Important Properties of Language
Certain elements of language are commonly used both in natural language processing and the general analysis of language. These properties include bigrams and recursion, two properties which play a significant role in this project.
An n-gram is a sequence of n letters. The most commonly used forms of n-grams are bigrams and trigrams. Use of n-grams is often found in cryptography - a common method of decoding a message that has been encoded using a keyword, like the Vigenere Cipher encryption, is to calculate the distance in letters between two of the same bigrams in order to determine the length of the keyword, and then the keyword itself.
In natural language processing, bigrams are used for word discrimination, which is the understanding of an unknown word based upon bigram correspondence with a reference list of known words. In addition, word bigrams are used in some lexical parsers, the Markov Model for bag generation, and several text categorization tools.

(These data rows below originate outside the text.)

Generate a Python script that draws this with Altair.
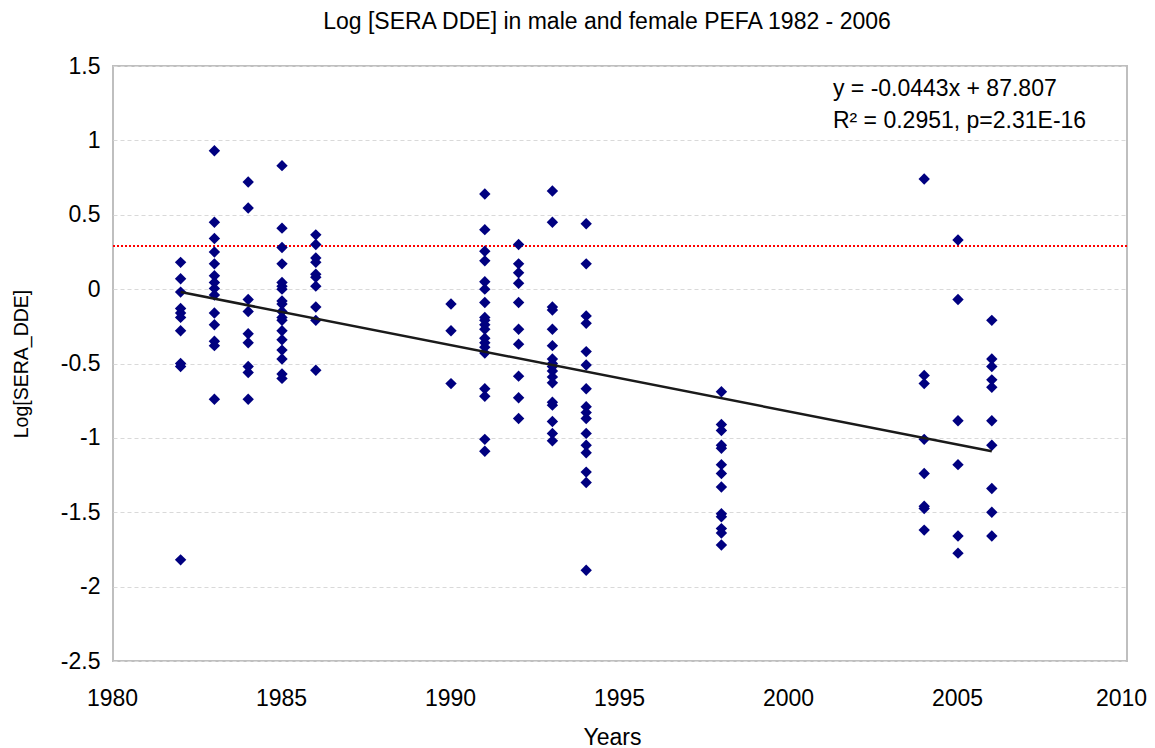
import altair as alt
import pandas as pd

FONT = "Liberation Sans"

# Log[SERA_DDE] values read per sampling year
v1982 = [0.18, 0.07, -0.02, -0.13, -0.16, -0.19, -0.28, -0.50, -0.52, -1.82]
v1983 = [0.93, 0.45, 0.34, 0.25, 0.17, 0.09, 0.045, 0.005, -0.04, -0.16, -0.24, -0.35, -0.38, -0.74]
v1984 = [0.72, 0.545, -0.07, -0.15, -0.30, -0.36, -0.52, -0.56, -0.74]
v1985 = [0.83, 0.41, 0.28, 0.17, 0.045, 0.02, 0.0, -0.08, -0.10, -0.15, -0.19, -0.21,
         -0.28, -0.34, -0.41, -0.47, -0.57, -0.60]
v1986 = [0.365, 0.30, 0.21, 0.18, 0.10, 0.08, 0.02, -0.12, -0.21, -0.545]
v1990 = [-0.10, -0.28, -0.635]
v1991 = [0.64, 0.40, 0.255, 0.19, 0.05, 0.0, -0.09, -0.19, -0.21, -0.24, -0.27, -0.33,
         -0.36, -0.39, -0.43, -0.67, -0.72, -1.01, -1.09]
v1992 = [0.30, 0.17, 0.11, 0.04, -0.09, -0.27, -0.37, -0.585, -0.73, -0.87]
v1993 = [0.66, 0.45, -0.12, -0.14, -0.27, -0.38, -0.47, -0.50, -0.52, -0.55, -0.59,
         -0.63, -0.76, -0.78, -0.89, -0.97, -1.02]
v1994 = [0.44, 0.17, -0.18, -0.23, -0.42, -0.51, -0.67, -0.79, -0.83, -0.87, -0.97,
         -1.05, -1.10, -1.23, -1.30, -1.89]
v1998 = [-0.69, -0.91, -0.95, -1.05, -1.07, -1.18, -1.24, -1.33, -1.51, -1.53, -1.61,
         -1.64, -1.72]
v2004 = [0.74, -0.58, -0.635, -1.01, -1.24, -1.46, -1.475, -1.62]
v2005 = [0.33, -0.07, -0.885, -1.18, -1.66, -1.775]
v2006 = [-0.21, -0.47, -0.52, -0.61, -0.66, -0.885, -1.05, -1.34, -1.50, -1.66]

groups = {1982: v1982, 1983: v1983, 1984: v1984, 1985: v1985, 1986: v1986,
          1990: v1990, 1991: v1991, 1992: v1992, 1993: v1993, 1994: v1994,
          1998: v1998, 2004: v2004, 2005: v2005, 2006: v2006}

# regression line end points (as drawn)
fit_years = [1982, 2006]
fit_values = [-0.02, -1.09]

# red dotted reference level
threshold = [0.29]

# annotation
ann_lines = ["y = -0.0443x + 87.807", "R\u00b2 = 0.2951, p=2.31E-16"]
ann_x = [2001.3, 2001.3]
ann_y = [1.30, 1.08]

x_ticks = [1980, 1985, 1990, 1995, 2000, 2005, 2010]
y_ticks = [-2.5, -2, -1.5, -1, -0.5, 0, 0.5, 1, 1.5]

rows = [{"year": y, "value": v} for y, vals in groups.items() for v in vals]
pts = pd.DataFrame(rows)
fit = pd.DataFrame({"year": fit_years, "value": fit_values})
thr = pd.DataFrame({"value": threshold})
ann = pd.DataFrame({"year": ann_x, "value": ann_y, "label": ann_lines})

xscale = alt.Scale(domain=[1980, 2010], nice=False, zero=False)
yscale = alt.Scale(domain=[-2.5, 1.5], nice=False, zero=False)

xaxis = alt.Axis(values=x_ticks, format="d", title="Years", grid=False, domain=False,
                 ticks=False, labelFontSize=23, labelPadding=26, labelColor="#000000",
                 labelFlush=False, labelOverlap=False,
                 labelOffset={"condition": {"test": "datum.value == 2010", "value": -6},
                              "value": -1},
                 labelFont=FONT, titleFont=FONT, titleFontSize=23, titleFontWeight="normal",
                 titleColor="#000000", titleX=499, titleY=76, titleBaseline="middle",
                 titleAnchor="start", titleAlign="center")
yaxis = alt.Axis(values=y_ticks, labelExpr="'' + datum.value", title="Log[SERA_DDE]",
                 grid=True, gridColor="#d9d9d9", gridDash=[4, 3], gridWidth=1,
                 domain=False, ticks=False, labelFontSize=23, labelPadding=13,
                 labelFlush=False, labelOverlap=False,
                 labelColor="#000000", labelFont=FONT, titleFont=FONT, titleFontSize=19.5,
                 titleFontWeight="normal", titleColor="#000000", titleX=-92, titleY=297.5,
                 titleAngle=-90, titleAlign="center", titleBaseline="middle")

base_x = alt.X("year:Q", scale=xscale, axis=xaxis)
base_y = alt.Y("value:Q", scale=yscale, axis=yaxis)

red = alt.Chart(thr).mark_rule(color="#ff0000", strokeWidth=2, strokeDash=[2, 2]).encode(
    y=alt.Y("value:Q", scale=yscale, axis=yaxis)
)
points = alt.Chart(pts).mark_point(shape="diamond", filled=True, size=130, color="#000080",
                                   opacity=1).encode(x=base_x, y=base_y)
line = alt.Chart(fit).mark_line(color="#1a1a1a", strokeWidth=2.5).encode(x=base_x, y=base_y)
text = alt.Chart(ann).mark_text(align="left", baseline="alphabetic", font=FONT, fontSize=23,
                                color="#000000").encode(x=base_x, y=base_y, text="label:N")

chart = alt.layer(red, points, line, text).properties(
    width=1014, height=595,
    padding={"left": 105, "top": 58, "right": 20, "bottom": 90},
    autosize=alt.AutoSizeParams(type="none"),
    title=alt.TitleParams("Log [SERA DDE] in male and female PEFA 1982 - 2006",
                          font=FONT, fontSize=23, fontWeight="normal", color="#000000",
                          anchor="middle", frame="group", offset=21, dx=-13),
    background="white",
).configure_view(stroke="#bfbfbf", strokeWidth=2)

chart.save("out.html", embed_options={"renderer": "svg", "actions": False})
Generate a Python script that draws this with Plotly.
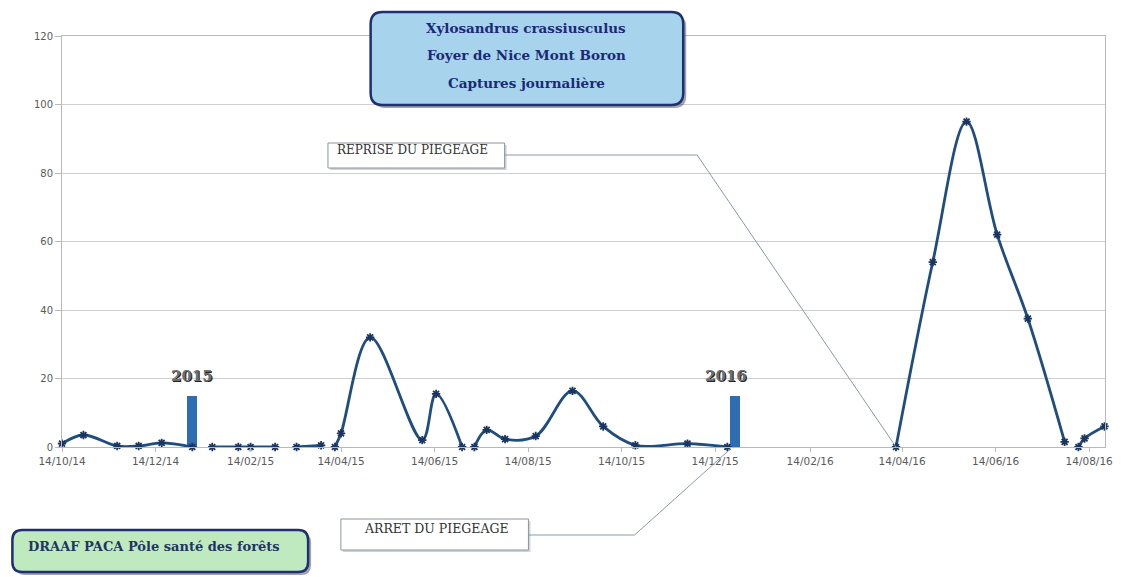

The principle of recursion is an essential aspect of human language, and is considered one of the primary ways in which children learn a language. It can show that, for a sentence with a particular pattern, a word with a specific part of speech can be exchanged for another word of the same part of speech:
"The boy wears a hat." → "The dog wears a collar."
(A B_1 C A B_2) → (A B_3 C A B_4)
In addition, the words of a sentence can remain unchanged, while the pattern changes, thereby introducing a new part of speech:
"The boy wears a hat." → "The boy wears a big hat."
(A B C A B) → (A B C A D B)
Finally, recursion can be used to indicate the grammatical structures of a language. This occurs in the following poem:
When tweetle beetles fight,
a tweetle beetle battle.
And when they
battle in a puddle,
it's a tweetle
beetle puddle battle.
AND when tweetle beetles
battle with paddles in a puddle,
they call it a tweetle
beetle puddle paddle battle.
Excerpt from Dr. Seuss' Fox in Socks.
The author uses the recursive principle to indicate that "tweetle beetle" can be both a noun and an adjective, and then repeats this demonstration with "puddle" and "paddle". Further, the correct placement of the new noun acting as an adjective is shown to be between the old string of nouns acting as adjectives and the object noun. Conversely, the poem illustrates that a noun acting as an adjective can be rewritten as a preposition and an added clause, e.g "a tweetle beetle puddle battle" can be rephrased as "a tweetle beetle battle in a puddle". Thus, the principle of recursion can allow a child (or a computer) to acquire new vocabulary, new types of parts of speech, and new forms of grammar.